+++ TASK INPUT

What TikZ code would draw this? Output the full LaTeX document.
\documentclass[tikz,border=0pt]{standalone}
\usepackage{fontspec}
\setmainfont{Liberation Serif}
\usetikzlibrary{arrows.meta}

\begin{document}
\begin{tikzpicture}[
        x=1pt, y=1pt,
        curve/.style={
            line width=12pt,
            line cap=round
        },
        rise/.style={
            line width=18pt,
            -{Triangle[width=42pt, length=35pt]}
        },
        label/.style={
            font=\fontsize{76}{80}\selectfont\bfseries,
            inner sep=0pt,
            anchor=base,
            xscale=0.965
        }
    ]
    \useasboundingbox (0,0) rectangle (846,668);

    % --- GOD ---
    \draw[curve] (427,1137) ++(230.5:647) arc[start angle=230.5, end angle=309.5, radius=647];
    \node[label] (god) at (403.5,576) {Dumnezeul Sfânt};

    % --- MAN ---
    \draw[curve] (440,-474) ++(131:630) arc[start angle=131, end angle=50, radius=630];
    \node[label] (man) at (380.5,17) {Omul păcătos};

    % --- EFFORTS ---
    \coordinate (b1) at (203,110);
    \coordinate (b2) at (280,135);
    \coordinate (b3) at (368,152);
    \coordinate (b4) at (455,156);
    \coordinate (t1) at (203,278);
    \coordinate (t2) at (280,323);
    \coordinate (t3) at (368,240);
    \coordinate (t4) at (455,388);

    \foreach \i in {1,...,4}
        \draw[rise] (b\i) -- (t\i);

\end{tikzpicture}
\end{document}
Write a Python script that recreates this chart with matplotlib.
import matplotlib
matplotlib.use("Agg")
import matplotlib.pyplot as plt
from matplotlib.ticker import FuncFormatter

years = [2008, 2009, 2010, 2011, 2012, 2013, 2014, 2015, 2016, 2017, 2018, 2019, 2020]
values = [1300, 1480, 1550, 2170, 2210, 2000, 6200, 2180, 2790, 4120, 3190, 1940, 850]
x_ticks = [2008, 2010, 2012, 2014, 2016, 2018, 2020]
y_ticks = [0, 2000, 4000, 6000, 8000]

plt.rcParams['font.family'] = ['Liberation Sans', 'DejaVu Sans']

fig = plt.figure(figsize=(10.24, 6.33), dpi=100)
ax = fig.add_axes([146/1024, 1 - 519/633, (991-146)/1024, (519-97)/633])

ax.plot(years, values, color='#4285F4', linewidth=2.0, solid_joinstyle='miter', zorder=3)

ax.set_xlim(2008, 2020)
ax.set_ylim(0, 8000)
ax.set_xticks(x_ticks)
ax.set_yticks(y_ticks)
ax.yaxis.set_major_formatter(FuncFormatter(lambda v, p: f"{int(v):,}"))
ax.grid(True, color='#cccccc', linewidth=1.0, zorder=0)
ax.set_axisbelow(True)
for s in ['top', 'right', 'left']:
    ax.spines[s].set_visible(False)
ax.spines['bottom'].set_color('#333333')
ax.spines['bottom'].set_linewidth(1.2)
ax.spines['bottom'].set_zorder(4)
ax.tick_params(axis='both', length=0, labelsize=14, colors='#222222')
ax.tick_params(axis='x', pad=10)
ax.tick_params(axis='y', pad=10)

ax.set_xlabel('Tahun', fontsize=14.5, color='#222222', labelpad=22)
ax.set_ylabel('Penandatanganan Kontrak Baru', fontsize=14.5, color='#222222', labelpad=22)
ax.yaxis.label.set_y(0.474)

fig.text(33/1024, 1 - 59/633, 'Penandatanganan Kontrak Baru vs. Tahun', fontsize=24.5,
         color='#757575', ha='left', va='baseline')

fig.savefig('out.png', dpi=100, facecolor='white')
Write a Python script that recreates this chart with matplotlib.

++++++

» **WHAT YOU WILL DO**
Write out the data exactly as it stands.

» **FINAL ANSWER**
What TikZ code would draw this? Output the full LaTeX document.
\documentclass[tikz,border=0pt]{standalone}
\usepackage{fontspec}
\setmainfont{Liberation Serif}
\usetikzlibrary{arrows.meta}

\begin{document}
\begin{tikzpicture}[
        x=1pt, y=1pt,
        curve/.style={
            line width=12pt,
            line cap=round
        },
        rise/.style={
            line width=18pt,
            -{Triangle[width=42pt, length=35pt]}
        },
        label/.style={
            font=\fontsize{76}{80}\selectfont\bfseries,
            inner sep=0pt,
            anchor=base,
            xscale=0.965
        }
    ]
    \useasboundingbox (0,0) rectangle (846,668);

    % --- GOD ---
    \draw[curve] (427,1137) ++(230.5:647) arc[start angle=230.5, end angle=309.5, radius=647];
    \node[label] (god) at (403.5,576) {Dumnezeul Sfânt};

    % --- MAN ---
    \draw[curve] (440,-474) ++(131:630) arc[start angle=131, end angle=50, radius=630];
    \node[label] (man) at (380.5,17) {Omul păcătos};

    % --- EFFORTS ---
    \coordinate (b1) at (203,110);
    \coordinate (b2) at (280,135);
    \coordinate (b3) at (368,152);
    \coordinate (b4) at (455,156);
    \coordinate (t1) at (203,278);
    \coordinate (t2) at (280,323);
    \coordinate (t3) at (368,240);
    \coordinate (t4) at (455,388);

    \foreach \i in {1,...,4}
        \draw[rise] (b\i) -- (t\i);

\end{tikzpicture}
\end{document}
Write a Python script that recreates this chart with matplotlib.
import matplotlib
matplotlib.use("Agg")
import matplotlib.pyplot as plt
from matplotlib.ticker import FuncFormatter

years = [2008, 2009, 2010, 2011, 2012, 2013, 2014, 2015, 2016, 2017, 2018, 2019, 2020]
values = [1300, 1480, 1550, 2170, 2210, 2000, 6200, 2180, 2790, 4120, 3190, 1940, 850]
x_ticks = [2008, 2010, 2012, 2014, 2016, 2018, 2020]
y_ticks = [0, 2000, 4000, 6000, 8000]

plt.rcParams['font.family'] = ['Liberation Sans', 'DejaVu Sans']

fig = plt.figure(figsize=(10.24, 6.33), dpi=100)
ax = fig.add_axes([146/1024, 1 - 519/633, (991-146)/1024, (519-97)/633])

ax.plot(years, values, color='#4285F4', linewidth=2.0, solid_joinstyle='miter', zorder=3)

ax.set_xlim(2008, 2020)
ax.set_ylim(0, 8000)
ax.set_xticks(x_ticks)
ax.set_yticks(y_ticks)
ax.yaxis.set_major_formatter(FuncFormatter(lambda v, p: f"{int(v):,}"))
ax.grid(True, color='#cccccc', linewidth=1.0, zorder=0)
ax.set_axisbelow(True)
for s in ['top', 'right', 'left']:
    ax.spines[s].set_visible(False)
ax.spines['bottom'].set_color('#333333')
ax.spines['bottom'].set_linewidth(1.2)
ax.spines['bottom'].set_zorder(4)
ax.tick_params(axis='both', length=0, labelsize=14, colors='#222222')
ax.tick_params(axis='x', pad=10)
ax.tick_params(axis='y', pad=10)

ax.set_xlabel('Tahun', fontsize=14.5, color='#222222', labelpad=22)
ax.set_ylabel('Penandatanganan Kontrak Baru', fontsize=14.5, color='#222222', labelpad=22)
ax.yaxis.label.set_y(0.474)

fig.text(33/1024, 1 - 59/633, 'Penandatanganan Kontrak Baru vs. Tahun', fontsize=24.5,
         color='#757575', ha='left', va='baseline')

fig.savefig('out.png', dpi=100, facecolor='white')
Write a Python script that recreates this chart with matplotlib.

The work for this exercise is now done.